Juncker and Johnson later re-confirmed the agreed deal at a joint press conference in Brussels.
Juncker said he and Johnson would present the deal to the other EU leaders in a meeting this evening.
The deal protects the Irish Good Friday agreement of 1998 and avoids a hard border on the island of Ireland, Juncker said.
The deal means that “we can deliver a real Brexit that achieves our objectives,” said Johnson.
- New deal
The new deal is similar to one reached by Theresa May, Johnson’s predecessor, with some changes to the problematic “backstop” issue.
Under the deal, the U.K. would continue with the EU rules through the end of 2020, pay a divorce bill of £39 billion ($50 billion), and U.K. and EU citizens’ rights would be protected.
However, Northern Ireland would remain in the EU’s customs zone for a period of 4 years, a period which could be ended or extended by the decision of the local assembly every four years.
The new deal would create a customs border between Northern Ireland and the rest of the U.K. in the Irish Sea, but a hard border on the island of Ireland would be avoided.
Labour Party leader Jeremy Corbyn said they would not vote for the new deal, branding it “worse” than May’s deal, which was repeatedly rejected by the House of Commons.
He told Sky News that Labour is “not happy” with the deal and they would not vote for it as it stands.
In Brussels, Scotland’s First Minister and ruling SNP leader Nicola Sturgeon minced no words on her opposition.
“For Scotland, this deal would take us out of EU, single market and customs union -- all against our will. It would leave us as only part of the U.K. being taken out without consent and with no say on future relationship,” she wrote on Twitter.
“The SNP will not vote for that,” said.
Liberal Democrats’ leader Jo Swinson said she is determined to give the British public a say on Brexit.
“The next few days will shape the future of our country for generations.

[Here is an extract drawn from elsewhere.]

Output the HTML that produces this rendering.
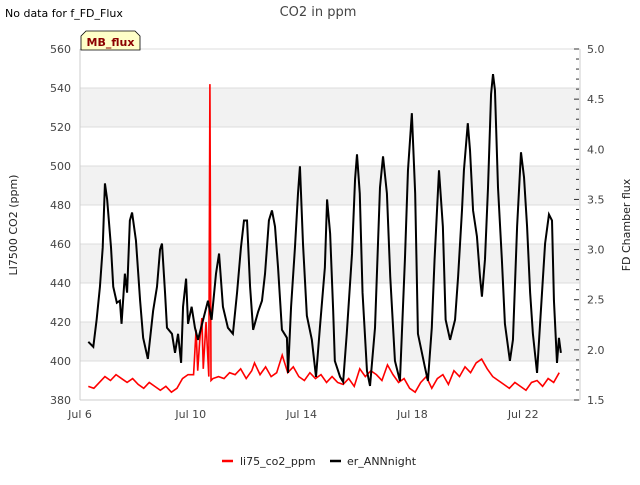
<!DOCTYPE html>
<html><head><meta charset="utf-8"><style>
body{margin:0;background:#fff;font-family:"Liberation Sans","DejaVu Sans",sans-serif}
svg text{font-family:"DejaVu Sans","Liberation Sans",sans-serif}
</style></head><body>
<svg id="c" width="640" height="480" xmlns="http://www.w3.org/2000/svg">
<text x="5" y="17" font-size="11" fill="#000">No data for f_FD_Flux</text>
<text x="318" y="16" font-size="13" fill="#444" text-anchor="middle">CO2 in ppm</text>
<g id="bands"></g><g id="grid"></g><g id="axes"></g><g id="series"></g>
<g>
<path d="M81,50 L81,36 L86,31 L135,31 L140,36 L140,50 Z" fill="#ffffc8" stroke="#000" stroke-width="0.8"/>
<text x="110.5" y="46" font-size="11" font-weight="bold" fill="#8b0000" text-anchor="middle">MB_flux</text>
</g>
<text transform="translate(17,225) rotate(-90)" font-size="11" fill="#222" text-anchor="middle">LI7500 CO2 (ppm)</text>
<text transform="translate(630,225) rotate(-90)" font-size="11" fill="#222" text-anchor="middle">FD Chamber flux</text>
<g>
<g><line x1="222" y1="461" x2="233" y2="461" stroke="#f00" stroke-width="2.5"/><text x="240" y="465" font-size="11" fill="#222">li75_co2_ppm</text></g>
<g><line x1="330" y1="461" x2="341" y2="461" stroke="#000" stroke-width="2.5"/><text x="347" y="465" font-size="11" fill="#222">er_ANNnight</text></g>
</g>
</svg>
<script>
const xTickLabels=["Jul 6","Jul 10","Jul 14","Jul 18","Jul 22"];
const xTickDays=[0,4,8,12,16];
const yTicks=[380,400,420,440,460,480,500,520,540,560];
const rTicks=[1.5,2.0,2.5,3.0,3.5,4.0,4.5,5.0];
const blackT=[0.3,0.48,0.6,0.72,0.82,0.9,0.98,1.12,1.2,1.33,1.44,1.5,1.62,1.7,1.8,1.88,2.02,2.17,2.28,2.45,2.64,2.78,2.89,2.96,3.07,3.14,3.32,3.43,3.54,3.65,3.72,3.83,3.9,4.03,4.15,4.26,4.62,4.75,4.91,5.02,5.16,5.34,5.52,5.67,5.81,5.92,6.03,6.14,6.25,6.43,6.57,6.68,6.82,6.93,7.04,7.15,7.29,7.47,7.51,7.62,7.76,7.87,7.94,8.05,8.19,8.37,8.52,8.66,8.84,
8.92,9.03,9.14,9.2,9.39,9.5,9.63,9.82,9.93,10.0,10.1,10.2,10.36,10.47,10.65,10.83,10.94,11.08,11.2,11.37,11.55,11.73,11.84,11.98,12.1,12.2,12.45,12.56,12.7,12.8,12.96,13.1,13.2,13.36,13.54,13.65,13.79,13.86,14.0,14.08,14.19,14.33,14.44,14.51,14.62,14.73,14.84,14.91,14.98,15.09,15.23,15.34,15.52,15.63,15.78,15.92,16.03,16.14,16.25,16.35,16.5,16.6,16.79,16.93,17.04,17.11,17.22,17.29,17.36];
const blackV=[2.08,2.03,2.30,2.63,3.02,3.66,3.50,3.02,2.63,2.47,2.49,2.26,2.76,2.57,3.29,3.37,3.09,2.49,2.12,1.91,2.39,2.63,3.00,3.06,2.57,2.22,2.16,1.97,2.16,1.87,2.43,2.71,2.26,2.43,2.22,2.10,2.49,2.30,2.76,2.96,2.43,2.22,2.16,2.57,3.02,3.29,3.29,2.63,2.20,2.38,2.49,2.76,3.29,3.39,3.23,2.82,2.20,2.12,1.77,2.43,3.02,3.56,3.83,3.06,2.34,2.10,1.73,2.22,2.82,
3.50,3.16,2.39,1.89,1.73,1.68,2.16,2.96,3.70,3.95,3.56,2.57,1.79,1.64,2.22,3.62,3.93,3.56,2.73,1.89,1.69,2.90,3.79,4.36,3.56,2.16,1.83,1.69,2.22,2.90,3.79,3.23,2.30,2.10,2.30,2.73,3.39,3.79,4.26,3.99,3.39,3.13,2.73,2.53,2.90,3.62,4.55,4.75,4.59,3.62,2.90,2.26,1.89,2.10,3.23,3.97,3.72,3.23,2.57,2.16,1.77,2.22,3.06,3.35,3.29,2.49,1.87,2.12,1.97];
const redT=[0.3,0.5,0.7,0.9,1.1,1.3,1.5,1.7,1.9,2.1,2.3,2.5,2.7,2.9,3.1,3.3,3.5,3.7,3.9,4.1,4.19,4.25,4.32,4.4,4.45,4.55,4.65,4.69,4.73,4.8,5.0,5.2,5.4,5.6,5.8,6.0,6.2,6.3,6.5,6.7,6.9,7.1,7.3,7.5,7.7,7.9,8.1,8.3,8.5,8.7,8.9,9.1,9.3,9.5,9.7,9.9,10.1,10.3,10.5,10.7,10.9,11.1,11.3,11.5,11.7,11.9,12.1,12.3,12.5,12.7,12.9,13.1,13.3,13.5,13.7,13.9,14.1,14.3,14.5,14.7,14.9,15.1,15.3,15.5,15.7,15.9,16.1,16.3,16.5,16.7,16.9,17.1,17.3];
const redV=[387,386,389,392,390,393,391,389,391,388,386,389,387,385,387,384,386,391,393,393,416,395,410,422,396,420,392,542,390,391,392,391,394,393,396,391,395,399,393,397,392,394,403,394,397,392,390,394,391,393,389,392,389,388,391,387,396,392,395,393,390,398,393,389,391,386,384,389,392,386,391,393,388,395,392,397,394,399,401,396,392,390,388,386,389,387,385,389,390,387,391,389,394];
const NS="http://www.w3.org/2000/svg";
const X0=80,X1=580,Y0=49,Y1=400,DAY=27.7;
function xs(d){return X0+d*DAY;}
function yl(v){return Y1-(v-380)/180*(Y1-Y0);}
function yr(v){return Y1-(v-1.5)/3.5*(Y1-Y0);}
function mk(tag,attrs,parent){const e=document.createElementNS(NS,tag);for(const k in attrs)e.setAttribute(k,attrs[k]);parent.appendChild(e);return e;}
const bands=document.getElementById('bands'),grid=document.getElementById('grid'),axes=document.getElementById('axes'),series=document.getElementById('series');
for(let i=0;i<yTicks.length-1;i++){if(i%2===0)continue;const r=mk('rect',{x:X0,y:yl(yTicks[i+1]),width:X1-X0,height:yl(yTicks[i])-yl(yTicks[i+1]),fill:'#f2f2f2'},bands);

}
yTicks.forEach(v=>{const l=mk('line',{x1:X0,x2:X1,y1:yl(v),y2:yl(v),stroke:'#dcdcdc','stroke-width':1},grid);


const t=mk('text',{x:71,y:yl(v)+4,'font-size':11,fill:'#444','text-anchor':'end'},axes);t.textContent=v;

});
mk('line',{x1:X0,x2:X0,y1:Y0,y2:Y1,stroke:'#ccc'},axes);
mk('line',{x1:X0,x2:X1,y1:Y1,y2:Y1,stroke:'#ccc'},axes);
mk('line',{x1:X1,x2:X1,y1:Y0,y2:Y1,stroke:'#ccc'},axes);
for(let k=0;k<=35;k++){const v=1.5+k*0.1;const maj=k%5===0;mk('line',{x1:maj?574:576,x2:579,y1:yr(v),y2:yr(v),stroke:'#333'},axes);}
rTicks.forEach(v=>{const t=mk('text',{x:587,y:yr(v)+4,'font-size':11,fill:'#444'},axes);t.textContent=v.toFixed(1);

});
xTickDays.forEach((d,i)=>{const t=mk('text',{x:xs(d),y:418,'font-size':11,fill:'#444','text-anchor':'middle'},axes);t.textContent=xTickLabels[i];

});
const rp=mk('polyline',{points:redT.map((t,i)=>xs(t)+','+yl(redV[i])).join(' '),fill:'none',stroke:'#f00','stroke-width':1.6},series);


const bp=mk('polyline',{points:blackT.map((t,i)=>xs(t)+','+yr(blackV[i])).join(' '),fill:'none',stroke:'#000','stroke-width':2},series);


</script>
</body></html>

I am more determined than ever to stop Brexit and give the public the final say in a People’s Vote,” Swinson wrote on Twitter.
Northern Ireland’s Democratic Unionist Party, the Conservative government’s de facto partner, earlier said they would not support the deal “as it stands.”
The U.K. is set to leave the bloc on Oct. 31 if the deal is ratified by the U.K. parliament and by the parliaments of all 27 member states by the deadline.